__INSTRUCTIONS TO FOLLOW__: Print nothing but the lines from the start of the listing below through the line that contains "jerk_levels = [0.6, 0.0, -0.6, 0.0, -0.6, 0.0, 0.6]". Do not include the pictures.

__INFORMATION SHOWN__:
────────────────────

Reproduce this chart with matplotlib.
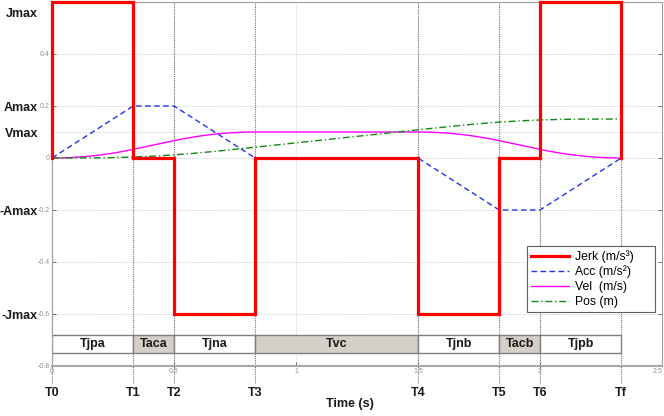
import matplotlib
matplotlib.use("Agg")
import matplotlib.pyplot as plt
from matplotlib.patches import Rectangle

plt.rcParams['font.family'] = ['Liberation Sans', 'DejaVu Sans']

# switching instants of the 7-segment S-curve profile
T_names = ['T0', 'T1', 'T2', 'T3', 'T4', 'T5', 'T6', 'Tf']
T_times = [0.0, 0.333, 0.5, 0.833, 1.5, 1.833, 2.0, 2.333]

# jerk held constant on each segment
jerk_levels = [0.6, 0.0, -0.6, 0.0, -0.6, 0.0, 0.6]

# acceleration at each switching instant (linear in between)
acc_at_T = [0.0, 0.2, 0.2, 0.0, 0.0, -0.2, -0.2, 0.0]

# velocity samples
vel_t = [0.0, 0.042, 0.083, 0.125, 0.167, 0.208, 0.25, 0.292, 0.333,
         0.5, 0.542, 0.583, 0.625, 0.667, 0.708, 0.75, 0.792, 0.833,
         1.5, 1.542, 1.583, 1.625, 1.667, 1.708, 1.75, 1.792, 1.833,
         2.0, 2.042, 2.083, 2.125, 2.167, 2.208, 2.25, 2.292, 2.333]
vel_v = [0.0, 0.0005, 0.0021, 0.0047, 0.0083, 0.013, 0.0188, 0.0255, 0.0333,
         0.0667, 0.0745, 0.0812, 0.087, 0.0917, 0.0953, 0.0979, 0.0995, 0.1,
         0.1, 0.0995, 0.0979, 0.0953, 0.0917, 0.087, 0.0812, 0.0745, 0.0667,
         0.0333, 0.0255, 0.0188, 0.013, 0.0083, 0.0047, 0.0021, 0.0005, 0.0]

# position samples
pos_t = [0.0, 0.083, 0.167, 0.25, 0.333, 0.417, 0.5, 0.583, 0.667, 0.75, 0.833,
         1.0, 1.167, 1.333, 1.5, 1.583, 1.667, 1.75, 1.833, 1.917, 2.0,
         2.083, 2.167, 2.25, 2.333]
pos_p = [0.0, 0.0001, 0.0005, 0.0016, 0.0037, 0.0072, 0.012, 0.0182, 0.0254, 0.0334, 0.0417,
         0.0583, 0.075, 0.0917, 0.1083, 0.1166, 0.1246, 0.1318, 0.138, 0.1428, 0.1463,
         0.1484, 0.1495, 0.1499, 0.15]

phase_names = ['Tjpa', 'Taca', 'Tjna', 'Tvc', 'Tjnb', 'Tacb', 'Tjpb']
phase_shaded = [False, True, False, True, False, True, False]

level_names = ['Jmax', 'Amax', 'Vmax', '-Amax', '-Jmax']
level_values = [0.6, 0.2, 0.1, -0.2, -0.6]

y_ticks = [-0.8, -0.6, -0.4, -0.2, 0.0, 0.2, 0.4]
y_ticklabels = ['-0.8', '-0.6', '-0.4', '-0.2', '0', '0.2', '0.4']
x_ticks = [0, 0.5, 1, 1.5, 2, 2.5]
x_ticklabels = ['0', '0.5', '1', '1.5', '2', '2.5']

fig = plt.figure(figsize=(6.64, 4.16), dpi=100)
ax = fig.add_axes([52 / 664, 50 / 416, 610 / 664, 364 / 416])
ax.set_xlim(0, 2.5)
ax.set_ylim(-0.8, 0.6)

# grid
for yv in [-0.6, -0.4, -0.2, 0.0, 0.1, 0.2, 0.4]:
    ax.axhline(yv, color='#bdbdbd', lw=0.6, ls=(0, (1, 1.5)), zorder=0)
for xv in x_ticks:
    ax.axvline(xv, color='#c8c8c8', lw=0.6, ls=(0, (1, 1.5)), zorder=0)

# segment boundaries, running below the axes down to their labels
for name, t in zip(T_names, T_times):
    ax.plot([t, t], [0.6, -0.865], color='#707070', lw=0.8, ls=(0, (1, 1)),
            clip_on=False, zorder=1)
    ax.text(t, -0.905, name, ha='center', va='center', fontsize=9,
            fontweight='bold', color='#1a1a1a', clip_on=False)

# phase band
for i, name in enumerate(phase_names):
    t0, t1 = T_times[i], T_times[i + 1]
    face = '#d4d0c8' if phase_shaded[i] else 'white'
    ax.add_patch(Rectangle((t0, -0.75), t1 - t0, 0.07, facecolor=face,
                           edgecolor='#808080', lw=1.0, zorder=2))
    ax.text((t0 + t1) / 2, -0.715, name, ha='center', va='center',
            fontsize=9, fontweight='bold', color='#1a1a1a', zorder=3)

# jerk as a stepped line
jx, jy = [T_times[0]], [0.0]
for i, j in enumerate(jerk_levels):
    jx += [T_times[i], T_times[i + 1]]
    jy += [j, j]
jx.append(T_times[-1])
jy.append(0.0)

ax.plot(vel_t, vel_v, color='#ff00ff', lw=1.0, label='Vel  (m/s)', zorder=4)
ax.plot(pos_t, pos_p, color='#118811', lw=1.0, ls=(0, (5, 2, 1, 2)),
        label='Pos (m)', zorder=4)
ax.plot(T_times, acc_at_T, color='#2233ee', lw=1.0, ls=(0, (4, 2.5)),
        label='Acc (m/s²)', zorder=4)
ax.plot(jx, jy, color='#ff0000', lw=2.3, label='Jerk (m/s³)', zorder=5,
        solid_joinstyle='miter', clip_on=False)

handles, labels = ax.get_legend_handles_labels()
order = [3, 2, 0, 1]
leg = ax.legend([handles[k] for k in order], [labels[k] for k in order],
                loc='lower left', mode='expand',
                bbox_to_anchor=(475 / 610, 0.148, 128 / 610, 0.17),
                borderaxespad=0, fontsize=8.8, frameon=True, fancybox=False,
                framealpha=1, edgecolor='#606060', handlelength=3.1,
                labelspacing=0.22, borderpad=0.35, handletextpad=0.5)
leg.get_frame().set_linewidth(0.8)
leg.set_zorder(6)

# named levels left of the axis
ytrans = ax.get_yaxis_transform()
for name, v in zip(level_names, level_values):
    yv = v - 0.045 if v == 0.6 else v - 0.008
    ax.text(-0.023, yv, name, transform=ytrans, ha='right', va='center',
            fontsize=9, fontweight='bold', color='#1a1a1a', clip_on=False)

ax.set_yticks(y_ticks)
ax.set_yticklabels(y_ticklabels)
ax.set_xticks(x_ticks)
ax.set_xticklabels(x_ticklabels)
ax.tick_params(axis='both', direction='in', length=3, width=0.6,
               colors='#606060', labelsize=5, labelcolor='#909090', pad=1.5)
ax.tick_params(axis='y', right=True)
ax.get_xticklabels()[-1].set_horizontalalignment('right')

for side in ['top', 'right', 'left']:
    ax.spines[side].set_color('#a0a0a0')
    ax.spines[side].set_linewidth(0.8)
ax.spines['bottom'].set_color('#a8a8a8')
ax.spines['bottom'].set_linewidth(1.5)

ax.text(1.22, -0.945, 'Time (s)', ha='center', va='center', fontsize=9,
        fontweight='bold', color='#1a1a1a', clip_on=False)

fig.savefig('out.png', dpi=100)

────────────────────

__WORKED ANSWER__:
Reproduce this chart with matplotlib.
import matplotlib
matplotlib.use("Agg")
import matplotlib.pyplot as plt
from matplotlib.patches import Rectangle

plt.rcParams['font.family'] = ['Liberation Sans', 'DejaVu Sans']

# switching instants of the 7-segment S-curve profile
T_names = ['T0', 'T1', 'T2', 'T3', 'T4', 'T5', 'T6', 'Tf']
T_times = [0.0, 0.333, 0.5, 0.833, 1.5, 1.833, 2.0, 2.333]

# jerk held constant on each segment
jerk_levels = [0.6, 0.0, -0.6, 0.0, -0.6, 0.0, 0.6]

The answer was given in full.